Aklakan commented 2 years ago

There are now tests that compare the outcomes of queries with different parameters for bulk size and caching enabled/disabled. So far all succeed - whoever reads this and has interest, feel free propose more tests. The jena-serviceenhancer module (under jena-extras) now also has an assembler and a test case to check whether assembly works. The pom includes an ext profile that creates a shaded jar for use with Fuseki. Launching fuseki with the serviceenhancer jar on the classpath and an appropriate assembler successfully gives access to the enhanced functionality (see the queries in the test suite).

Currently the core interfaces of the caching API are in our third party 'aksw-commons' project. I'll try to move this to the module to make it self-contained. The idea would be to have a basic in-memory cache provider part of the module and allow for support for other cache providers (I actually also have a disk based one, but that one could be loaded as a separate plugin via a maven dependency). The main issue I now have to work on is that the cache API lacks a method to suppress eviction of data ranges that have been scheduled for answering an active query. Other than that of course cleanup is needed.

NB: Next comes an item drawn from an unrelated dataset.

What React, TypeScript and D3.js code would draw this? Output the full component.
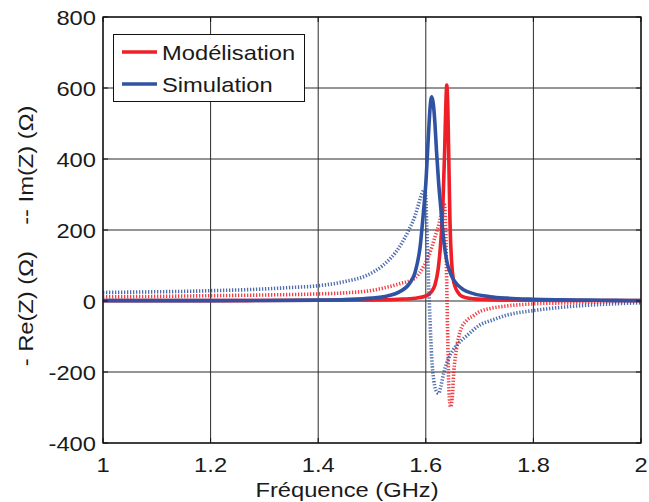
import React from 'react';
import * as d3 from 'd3';

// Modélisation (red) : -Re(Z)
const modReF = [1.0, 1.2, 1.4, 1.5, 1.55, 1.58, 1.6, 1.61, 1.617, 1.623, 1.628, 1.632, 1.635, 1.637, 1.639, 1.641, 1.643, 1.645, 1.648, 1.651, 1.655, 1.66, 1.665, 1.675, 1.69, 1.72, 1.8, 1.9, 2.0];
const modReV = [1, 1, 2, 3, 5, 8, 14, 25, 45, 90, 170, 280, 420, 540, 608, 540, 380, 220, 110, 62, 38, 24, 15, 9, 6, 4, 2, 1.5, 1];

// Modélisation (red, dotted) : -Im(Z)
const modImF = [1.0, 1.1, 1.2, 1.3, 1.4, 1.45, 1.5, 1.52, 1.55, 1.58, 1.595, 1.605, 1.617, 1.625, 1.63, 1.633, 1.635, 1.637, 1.639, 1.641, 1.643, 1.646, 1.649, 1.652, 1.657, 1.664, 1.676, 1.688, 1.7, 1.72, 1.75, 1.8, 1.87, 1.95, 2.0];
const modImV = [12, 13, 15, 17, 20, 23, 30, 36, 48, 65, 95, 125, 180, 220, 255, 275, 270, 200, 40, -120, -250, -298, -275, -200, -135, -85, -55, -42, -30, -21, -14, -8, -5, -2, -1];

// Simulation (blue) : -Re(Z)
const simReF = [1.0, 1.1, 1.2, 1.3, 1.4, 1.45, 1.5, 1.53, 1.55, 1.57, 1.58, 1.59, 1.595, 1.6, 1.605, 1.608, 1.611, 1.614, 1.617, 1.62, 1.624, 1.628, 1.632, 1.636, 1.64, 1.645, 1.65, 1.66, 1.67, 1.69, 1.72, 1.75, 1.8, 1.85, 1.9, 1.95, 2.0];
const simReV = [1, 1, 1, 1.5, 2.5, 4, 8, 15, 25, 50, 80, 160, 240, 330, 470, 545, 575, 555, 500, 420, 330, 260, 190, 140, 105, 82, 64, 44, 32, 20, 12, 8, 5, 3.5, 2.5, 1.8, 1.2];

// Simulation (blue, dotted) : -Im(Z)
const simImF = [1.0, 1.05, 1.1, 1.15, 1.2, 1.25, 1.3, 1.35, 1.4, 1.45, 1.49, 1.52, 1.55, 1.57, 1.58, 1.585, 1.59, 1.595, 1.598, 1.6, 1.602, 1.605, 1.608, 1.611, 1.615, 1.62, 1.624, 1.628, 1.633, 1.64, 1.65, 1.66, 1.676, 1.7, 1.725, 1.75, 1.8, 1.85, 1.9, 1.95, 2.0];
const simImV = [24, 25, 26, 27, 29, 31, 34, 38, 43, 55, 72, 100, 150, 205, 240, 265, 290, 310, 314, 290, 200, 60, -60, -160, -225, -255, -260, -240, -205, -170, -140, -120, -98, -68, -53, -40, -27, -18, -12, -8, -5];

const xTicks = [1, 1.2, 1.4, 1.6, 1.8, 2];
const xTickLabels = ['1', '1.2', '1.4', '1.6', '1.8', '2'];
const yTicks = [-400, -200, 0, 200, 400, 600, 800];
const yTickLabels = ['-400', '-200', '0', '200', '400', '600', '800'];
const legendNames = ['Modélisation', 'Simulation'];
const xTitle = 'Fréquence (GHz)';
const yTitle = '- Re(Z) (\u03A9)\u00A0\u00A0\u00A0\u00A0-- Im(Z) (\u03A9)';

const RED = '#ee1f26';
const BLUE = '#2f52a2';
const FONT = '"Liberation Sans", Arial, Helvetica, sans-serif';
const FS = 21;
const SX = 1.13;

const W = 649;
const H = 502;
const L = 103, R = 641, T = 17, B = 443;

const x = d3.scaleLinear().domain([1, 2]).range([L, R]);
const y = d3.scaleLinear().domain([-400, 800]).range([B, T]);

const zip = (f: number[], v: number[]) => f.map((fi, i) => [fi, v[i]] as [number, number]);
const line = d3
  .line<[number, number]>()
  .x((d) => x(d[0]))
  .y((d) => y(d[1]))
  .curve(d3.curveMonotoneX);

function T_(props: { x: number; y: number; anchor?: string; rotate?: number; children: React.ReactNode; dy?: string }) {
  const { x: tx, y: ty, anchor = 'start', rotate = 0, children, dy } = props;
  return (
    <text
      transform={`translate(${tx},${ty}) rotate(${rotate}) scale(${SX},1)`}
      textAnchor={anchor as any}
      dy={dy}
      fontFamily={FONT}
      fontSize={FS}
      fill="#1a1a1a"
    >
      {children}
    </text>
  );
}

export default function App() {
  const series = [
    { d: zip(modReF, modReV), color: RED, dotted: false },
    { d: zip(modImF, modImV), color: RED, dotted: true },
    { d: zip(simImF, simImV), color: BLUE, dotted: true },
    { d: zip(simReF, simReV), color: BLUE, dotted: false },
  ];
  return (
    <svg width={W} height={H} style={{ position: 'absolute', left: 0, top: 0, background: '#fff' }}>
      <defs>
        <clipPath id="plot">
          <rect x={L} y={T} width={R - L} height={B - T} />
        </clipPath>
      </defs>
      <rect x={0} y={0} width={W} height={H} fill="#fff" />
      {/* grid */}
      {xTicks.map((t) => (
        <line key={'gx' + t} x1={x(t)} x2={x(t)} y1={T} y2={B} stroke="#2a2a2a" strokeWidth={1} />
      ))}
      {yTicks.map((t) => (
        <line key={'gy' + t} x1={L} x2={R} y1={y(t)} y2={y(t)} stroke="#2a2a2a" strokeWidth={1} />
      ))}
      {/* curves */}
      <g clipPath="url(#plot)">
        {series.map((s, i) => (
          <path
            key={i}
            d={line(s.d) || ''}
            fill="none"
            stroke={s.color}
            strokeWidth={s.dotted ? 3.6 : 3.6}
            strokeOpacity={s.dotted ? 0.85 : 1}
            strokeDasharray={s.dotted ? '1.3,1.7' : undefined}
            strokeLinejoin="round"
          />
        ))}
      </g>
      {/* box */}
      <rect x={L} y={T} width={R - L} height={B - T} fill="none" stroke="#111" strokeWidth={1.3} />
      {xTicks.map((t) => (
        <g key={'tx' + t}>
          <line x1={x(t)} x2={x(t)} y1={B} y2={B - 5} stroke="#111" />
          <line x1={x(t)} x2={x(t)} y1={T} y2={T + 5} stroke="#111" />
        </g>
      ))}
      {yTicks.map((t) => (
        <g key={'ty' + t}>
          <line x1={L} x2={L + 5} y1={y(t)} y2={y(t)} stroke="#111" />
          <line x1={R} x2={R - 5} y1={y(t)} y2={y(t)} stroke="#111" />
        </g>
      ))}
      {/* tick labels */}
      {yTicks.map((t, i) => (
        <T_ key={'ly' + t} x={96} y={y(t)} anchor="end" dy="0.36em">
          {yTickLabels[i]}
        </T_>
      ))}
      {xTicks.map((t, i) => (
        <T_ key={'lx' + t} x={x(t)} y={472} anchor="middle">
          {xTickLabels[i]}
        </T_>
      ))}
      {/* titles */}
      <T_ x={347} y={497} anchor="middle">
        {xTitle}
      </T_>
      <T_ x={33} y={236} anchor="middle" rotate={-90}>
        {yTitle}
      </T_>
      {/* legend */}
      <rect x={113.5} y={34.5} width={191} height={67} fill="#fff" stroke="#111" strokeWidth={1} />
      {legendNames.map((name, i) => {
        const ly = 52 + i * 32;
        return (
          <g key={name}>
            <line x1={122} x2={157} y1={ly} y2={ly} stroke={i === 0 ? RED : BLUE} strokeWidth={3.4} />
            <T_ x={162} y={ly} dy="0.36em">
              {name}
            </T_>
          </g>
        );
      })}
    </svg>
  );
}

One opinion I'm interested in is how the Fuseki integration should work - should it remain an extra module that can be shaded as it is currently done? And if so what would be an appropriate maven profile name?

Aklakan commented 2 years ago

image

I am quite excited about the progress - finally nice filtering over cached statistics. Once cached, it only took 0.128 seconds to get out the triples per graph over half a billion quads in a TDB2 . The filter statement in the picture runs on the cached result so changing it still makes the query execute instantly. Whether I can finally start with the clean up depends yet on how many more bugs @LorenzBuehmann finds though :)

Aklakan commented 2 years ago

The PR is now overall ready for review.

There is a preliminary jena-extras/jena-serviceenhancer/README.md which I will extend in the next days and the javadocs will need another pass too. There are several test cases which may also be a good starting point. Due to vacation progress is a bit slow.

afs commented 2 years ago

Document can be after the release though to make impact it is better to have enough for users when you have their attention.

The next Jena release cycle is in the vacation season for many so might be more about preparation/"experimental"/"beta" then do more at the one after that (end October maybe).

The choice is yours of how to get the most here.

Aklakan commented 2 years ago

@afs Some time ago you mentioned that you unsubscribed from the PR stream so I am just dropping a note here as well that from my side the requested changes were implemented and the PR should be complete for a release of the experimental module.

afs commented 2 years ago

I tried to unsubscribe :-) Seems there are numerous ways GH will resubscribe people!

afs commented 2 years ago

The associated PR #1315 has been merged.